On the 6th of September 2011, a group of 18 Coláiste Rís Art Students visited Florence in Central Italy. The visit was organised by their Art teacher, Miss Elaine Byrne, as part of their studies for the Leaving Cert. course. Florence was the birthplace of the Renaissance and, after Rome, is surely the richest centre of Renaissance Art in the world. It was to this wonderland of beauty that the Coláiste Rís students set off expectantly with Ms. Byrne and a former teacher in the school, Éamonn Ó hUallacháin.
They flew into Pisa, transferred by bus to Florence and stayed in a hotel ideally situated in the old Historic Centre, just minutes by foot from all the sights.
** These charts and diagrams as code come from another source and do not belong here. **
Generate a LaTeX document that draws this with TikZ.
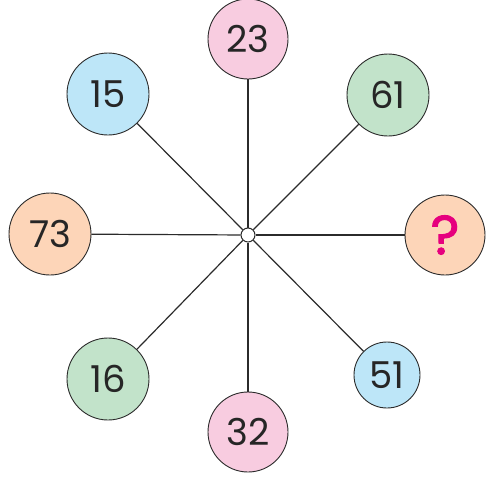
\documentclass[tikz,border=0pt]{standalone}
\usepackage{fontspec}
\setmainfont{Poppins}
\newfontfamily\qfont[FakeBold=1.8]{Poppins}
\definecolor{cpink}{HTML}{F8CCE0}
\definecolor{cblue}{HTML}{BDE6F8}
\definecolor{cgreen}{HTML}{C2E3CA}
\definecolor{cpeach}{HTML}{FDD5B8}
\definecolor{cline}{HTML}{2B2B2B}
\definecolor{cmag}{HTML}{E6007E}
\begin{document}
\begin{tikzpicture}[x=1pt,y=-1pt,
  num/.style={circle,draw=cline,line width=0.9pt,inner sep=0pt,
    minimum size=80pt,font=\fontsize{37}{37}\selectfont,text=black!85},
  spoke/.style={draw=cline,line width=1.2pt}]
\useasboundingbox (0,0) rectangle (496,480);
\node[circle,draw=cline,line width=1pt,fill=white,minimum size=14pt,inner sep=0pt] (hub) at (248,235) {};
\node[num,fill=cpink] (n23) at (248,39) {23};
\node[num,fill=cblue,minimum size=82pt] (n15) at (108,94) {15};
\node[num,fill=cgreen,minimum size=82pt] (n61) at (388,95) {61};
\node[num,fill=cpeach,minimum size=82pt] (n73) at (50,234) {73};
\node[num,fill=cpeach,text=cmag,font=\qfont\fontsize{55}{55}\selectfont] (nq) at (445,235) {?};
\node[num,fill=cgreen,minimum size=82pt] (n16) at (108,379) {16};
\node[num,fill=cpink] (n32) at (248,432) {32};
\node[num,fill=cblue,minimum size=66pt] (n51) at (387,375) {51};
\foreach \n in {n23,n15,n61,n73,nq,n16,n32,n51}
  \draw[spoke] (hub) -- (\n);
\end{tikzpicture}
\end{document}
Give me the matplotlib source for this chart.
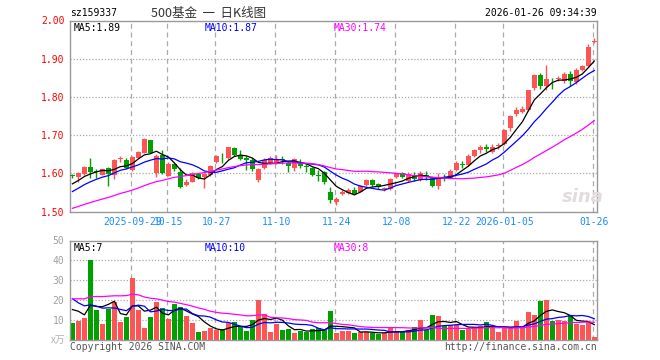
import matplotlib
matplotlib.use("Agg")
import matplotlib.pyplot as plt
import numpy as np
import pandas as pd

# daily candles, 2025-09-15 .. 2026-01-26 (88 trading days)
open_ = [1.595, 1.590, 1.597, 1.617, 1.605, 1.596, 1.613, 1.596, 1.638, 1.636,
         1.609, 1.641, 1.654, 1.686, 1.600, 1.648, 1.594, 1.625, 1.604, 1.570,
         1.578, 1.598, 1.591, 1.596, 1.629, 1.640, 1.639, 1.667, 1.648, 1.641,
         1.635, 1.582, 1.613, 1.627, 1.627, 1.637, 1.628, 1.615, 1.626, 1.617,
         1.615, 1.594, 1.604, 1.552, 1.525, 1.545, 1.549, 1.556, 1.552, 1.569,
         1.582, 1.571, 1.560, 1.558, 1.591, 1.600, 1.581, 1.596, 1.582, 1.596,
         1.589, 1.567, 1.590, 1.589, 1.609, 1.624, 1.622, 1.646, 1.660, 1.670,
         1.657, 1.671, 1.677, 1.718, 1.754, 1.760, 1.767, 1.822, 1.857, 1.828,
         1.839, 1.847, 1.841, 1.859, 1.839, 1.870, 1.882, 1.945]
high = [1.599, 1.604, 1.620, 1.640, 1.611, 1.612, 1.616, 1.638, 1.646, 1.641,
        1.645, 1.659, 1.692, 1.687, 1.650, 1.661, 1.630, 1.628, 1.614, 1.584,
        1.603, 1.600, 1.600, 1.622, 1.648, 1.652, 1.670, 1.670, 1.661, 1.644,
        1.640, 1.615, 1.640, 1.645, 1.648, 1.646, 1.632, 1.640, 1.638, 1.625,
        1.617, 1.608, 1.606, 1.563, 1.539, 1.556, 1.562, 1.565, 1.570, 1.585,
        1.584, 1.575, 1.565, 1.587, 1.602, 1.603, 1.604, 1.604, 1.606, 1.607,
        1.592, 1.600, 1.598, 1.610, 1.632, 1.632, 1.650, 1.664, 1.674, 1.677,
        1.676, 1.679, 1.716, 1.753, 1.774, 1.776, 1.818, 1.860, 1.862, 1.884,
        1.850, 1.854, 1.865, 1.868, 1.875, 1.884, 1.938, 1.955]
low = [1.588, 1.576, 1.595, 1.589, 1.589, 1.595, 1.567, 1.585, 1.629, 1.611,
       1.605, 1.640, 1.652, 1.652, 1.591, 1.597, 1.592, 1.606, 1.562, 1.566,
       1.576, 1.585, 1.562, 1.594, 1.627, 1.628, 1.638, 1.645, 1.635, 1.609,
       1.605, 1.578, 1.611, 1.625, 1.625, 1.625, 1.603, 1.605, 1.615, 1.604,
       1.594, 1.581, 1.572, 1.523, 1.517, 1.542, 1.546, 1.545, 1.550, 1.567,
       1.567, 1.560, 1.554, 1.556, 1.589, 1.588, 1.578, 1.580, 1.580, 1.582,
       1.563, 1.559, 1.581, 1.587, 1.607, 1.613, 1.620, 1.642, 1.652, 1.657,
       1.652, 1.663, 1.675, 1.712, 1.751, 1.758, 1.764, 1.817, 1.821, 1.819,
       1.821, 1.841, 1.837, 1.828, 1.835, 1.868, 1.878, 1.940]
close = [1.592, 1.602, 1.617, 1.604, 1.604, 1.611, 1.597, 1.636, 1.639, 1.613,
         1.643, 1.657, 1.689, 1.654, 1.646, 1.600, 1.625, 1.611, 1.565, 1.576,
         1.600, 1.587, 1.597, 1.619, 1.646, 1.639, 1.668, 1.648, 1.637, 1.636,
         1.611, 1.611, 1.635, 1.639, 1.634, 1.634, 1.618, 1.638, 1.618, 1.616,
         1.596, 1.593, 1.578, 1.530, 1.532, 1.552, 1.556, 1.547, 1.567, 1.582,
         1.569, 1.563, 1.561, 1.584, 1.600, 1.591, 1.598, 1.584, 1.602, 1.591,
         1.567, 1.591, 1.589, 1.607, 1.628, 1.623, 1.646, 1.660, 1.670, 1.663,
         1.670, 1.672, 1.714, 1.751, 1.767, 1.769, 1.817, 1.857, 1.828, 1.848,
         1.838, 1.848, 1.859, 1.841, 1.870, 1.882, 1.930, 1.947]
volume = [8.5, 9.7, 11, 40, 15, 8, 15.5, 19, 9, 11.5,
          31, 15, 6, 11.5, 19, 16, 10.5, 18, 16.5, 12,
          8.5, 4, 4.5, 6, 5, 5.5, 8.5, 9, 6.5, 4.5,
          10, 20, 13, 4, 8, 5, 5.5, 3.5, 4.5, 4,
          5.5, 6, 5, 14.5, 3.5, 4.5, 4.5, 3.5, 4, 4,
          3.5, 3, 3.5, 6, 4.5, 4, 5, 6.5, 10, 5,
          12.5, 12, 7, 7.5, 7.5, 5, 5.5, 6.5, 7, 9,
          6.5, 4, 6.5, 6, 9.5, 6, 14, 12.5, 19.5, 20,
          9.5, 10, 9.5, 12.5, 8, 7.5, 9, 1.5]

# 29 sessions before the window, estimated from where the MA lines start
prior_close = [1.452, 1.460, 1.455, 1.468, 1.475, 1.470, 1.482, 1.478, 1.490, 1.500,
               1.495, 1.502, 1.490, 1.498, 1.505, 1.500, 1.496, 1.504, 1.500, 1.508,
               1.515, 1.522, 1.530, 1.540, 1.553, 1.558, 1.565, 1.570, 1.577]
prior_volume = [9, 12, 8, 11, 10, 9, 13, 10, 8, 10,
                25, 38, 30, 28, 35, 32, 27, 36, 31, 30.5,
                31, 26, 35, 21.5, 18, 14, 20, 16, 18]

tick_idx = [10, 16, 24, 34, 44, 54, 64, 72, 87]
tick_labels = ['2025-09-29', '10-15', '10-27', '11-10', '11-24', '12-08',
               '12-22', '2026-01-05', '01-26']

UP = '#ff5454'
DOWN = '#00a000'
MA_COLORS = {5: 'black', 10: '#0000ff', 30: '#ff00ff'}
MONO = 'DejaVu Sans Mono'
CJK = ['Noto Sans CJK SC', 'DejaVu Sans']
W, H = 660, 360

n = len(close)
x = np.arange(n)
o = np.array(open_)
c = np.array(close)
colors = np.where(c >= o, UP, DOWN)

cl_all = pd.Series(prior_close + close)
vol_all = pd.Series(prior_volume + volume)
skip = len(prior_close)


def px_axes(left, top, right, bottom):
    return fig.add_axes([left / W, 1 - bottom / H, (right - left) / W, (bottom - top) / H])


def style(ax, yticks, ylabels, ycolor):
    ax.set_xlim(-0.4, n - 0.55)
    for s in ax.spines.values():
        s.set_color('#999999')
        s.set_linewidth(1.0)
    ax.set_yticks(yticks)
    ax.set_yticklabels(ylabels, fontfamily=MONO, fontsize=7, color=ycolor)
    ax.tick_params(length=0, pad=4)
    for v in yticks[1:-1]:
        ax.axhline(v, color='#aaaaaa', lw=0.9, ls=(0, (1, 1.5)), zorder=0)
    for xt in tick_idx:
        ax.axvline(xt - 0.3, color='#aaaaaa', lw=0.9, ls=(0, (4, 3)), zorder=0)


def ma_labels(ax, values, fmt, y):
    for (p, col), xpos in zip(MA_COLORS.items(), (4, 135, 264)):
        ax.text(xpos / 527, y, f'MA{p}:{fmt(values[p])}', transform=ax.transAxes,
                fontfamily=MONO, fontsize=7, color=col, va='top')


fig = plt.figure(figsize=(W / 100, H / 100), dpi=100)

# price panel
ax = px_axes(70, 20.5, 597, 211.5)
ax.set_ylim(1.50, 2.00)
yt = [1.50, 1.60, 1.70, 1.80, 1.90, 2.00]
style(ax, yt, [f'{v:.2f}' for v in yt], '#ff0000')
ax.vlines(x, low, high, colors=colors, lw=1.0, zorder=2)
body_h = np.maximum(np.abs(c - o), 0.002)
ax.bar(x, body_h, bottom=np.minimum(o, c), width=0.78, color=colors, lw=0, zorder=3)
ma_last = {}
for p, col in MA_COLORS.items():
    ma = cl_all.rolling(p).mean().to_numpy()
    ma_last[p] = ma[-1]
    ax.plot(x, ma[skip:], color=col, lw=0.9, zorder=4)
ax.set_xticks(tick_idx)
ax.set_xticklabels(tick_labels, fontfamily=MONO, fontsize=7, color='#1a8cff')
ax.tick_params(axis='x', pad=4)
ma_labels(ax, ma_last, lambda v: f'{v:.2f}', 0.985)

# volume panel
av = px_axes(70, 240.5, 597, 340)
av.set_ylim(0, 50)
vt = [0, 10, 20, 30, 40, 50]
style(av, vt, ['', '10', '20', '30', '40', '50'], '#a0a0a0')
av.bar(x, volume, width=0.78, color=colors, lw=0, zorder=2)
vma_last = {}
for p, col in MA_COLORS.items():
    ma = vol_all.rolling(p).mean().to_numpy()
    vma_last[p] = ma[-1]
    av.plot(x, ma[skip:], color=col, lw=0.9, zorder=3)
av.set_xticks([])
ma_labels(av, vma_last, lambda v: f'{int(v)}', 0.975)

# header and footer texts
fig.text(70 / W, 1 - 13 / H, 'sz159337', fontfamily=MONO, fontsize=7, va='center')
fig.text(209 / W, 1 - 13 / H, '500基金  一  日K线图', family=CJK,
         fontsize=9, color='#333333', va='center', ha='center')
fig.text(597 / W, 1 - 13 / H, '2026-01-26 09:34:39', fontfamily=MONO, fontsize=7,
         va='center', ha='right')
fig.text(70 / W, 1 - 346.5 / H, 'Copyright 2026 SINA.COM', fontfamily=MONO, fontsize=7,
         color='#555555', va='center')
fig.text(597 / W, 1 - 346.5 / H, 'http://finance.sina.com.cn', fontfamily=MONO, fontsize=7,
         color='#555555', va='center', ha='right')
fig.text(65 / W, 1 - 340 / H, 'x万', family=CJK, fontsize=7,
         color='#b0b0b0', va='center', ha='right')
fig.text(583 / W, 1 - 197 / H, 'sina', fontsize=13, fontweight='bold', style='italic',
         color='#e2dcdc', va='center', ha='center', zorder=0)

fig.savefig('out.png', dpi=100)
On the Wednesday morning they visited the Uffizi Gallery, one of the world's great collections of art, housing as it does works by Da Vinci, Michelangelo, Raphael and Botticelli, an artist that the students were studying in particular detail on their course. In the evening they crossed the Old Bridge on the River Arno, the Ponte Vecchio, and went into the Brancacci Chapel to see the early Renaissance work of Masolino and Mosaccio. Afterwards they walked along the Arno to the Church of Sante Croce where, on both sides of the Church aisle, stand the tombs of the greats who changed our world; Michelangelo, Macchiavelli, Galileo and Dante. Although his tomb is there Dante refused to be buried in it because of a disagreement he had with the people of Florence.
Next day, Thursday, the group went to three museums that contained the works of the greatest artist of all; Michelangelo Buonarroti. The Medici Chapel displayed a number of sculptures by him, made to honour the Medici family without whose patronage the Renaissance could not have been the marvel it was. In the Opera del Duomo museum the students saw a Pietá by the great man, full of sympathy for the dead Jesus, but which Michelangelo himself smashed in places because he didn't think it was perfect. In the third gallery was the most iconic of all Michelangelo's works, his majestic David, a magnificent celebration of youth and beauty and courage.
But the visit to Florence wasn't all a serious pursuit of art, lest 'all work and no play' might lead to dullness. There was plenty of slagging and companionship and buzz in the pizzarie and snack bars that had to be visited. There was hardly an ice cream parlour that wasn't stopped at, thus ensuring that at least one new Italian word, "gelato" was learned. And it was very easy to pass a few hours in the late evenings in the Piazze, alive with street theatre, music, and the street sellers with their various gimmicks to entice a euro from a tourist's pockets.
On the final morning the group went to the Duomo or Cathedral, one of the great wonders of Florence with its spectacular facade and even more spectacular dome, built by Brunelleschi. The Dome had to be climbed, of course, all 464 steps of it, until the students emerged at the very top into the glorious sunshine and the marvellous panorama of the city below them.
And then it was back to the hotel, with a lightening visit to a market to let those at home know they weren't forgotten. Another rush for the bus to Pisa and the plane to Ireland. And late on Friday night they were back at the school gates and home. The whole experience seemed to have passed as if in the blink of an eye.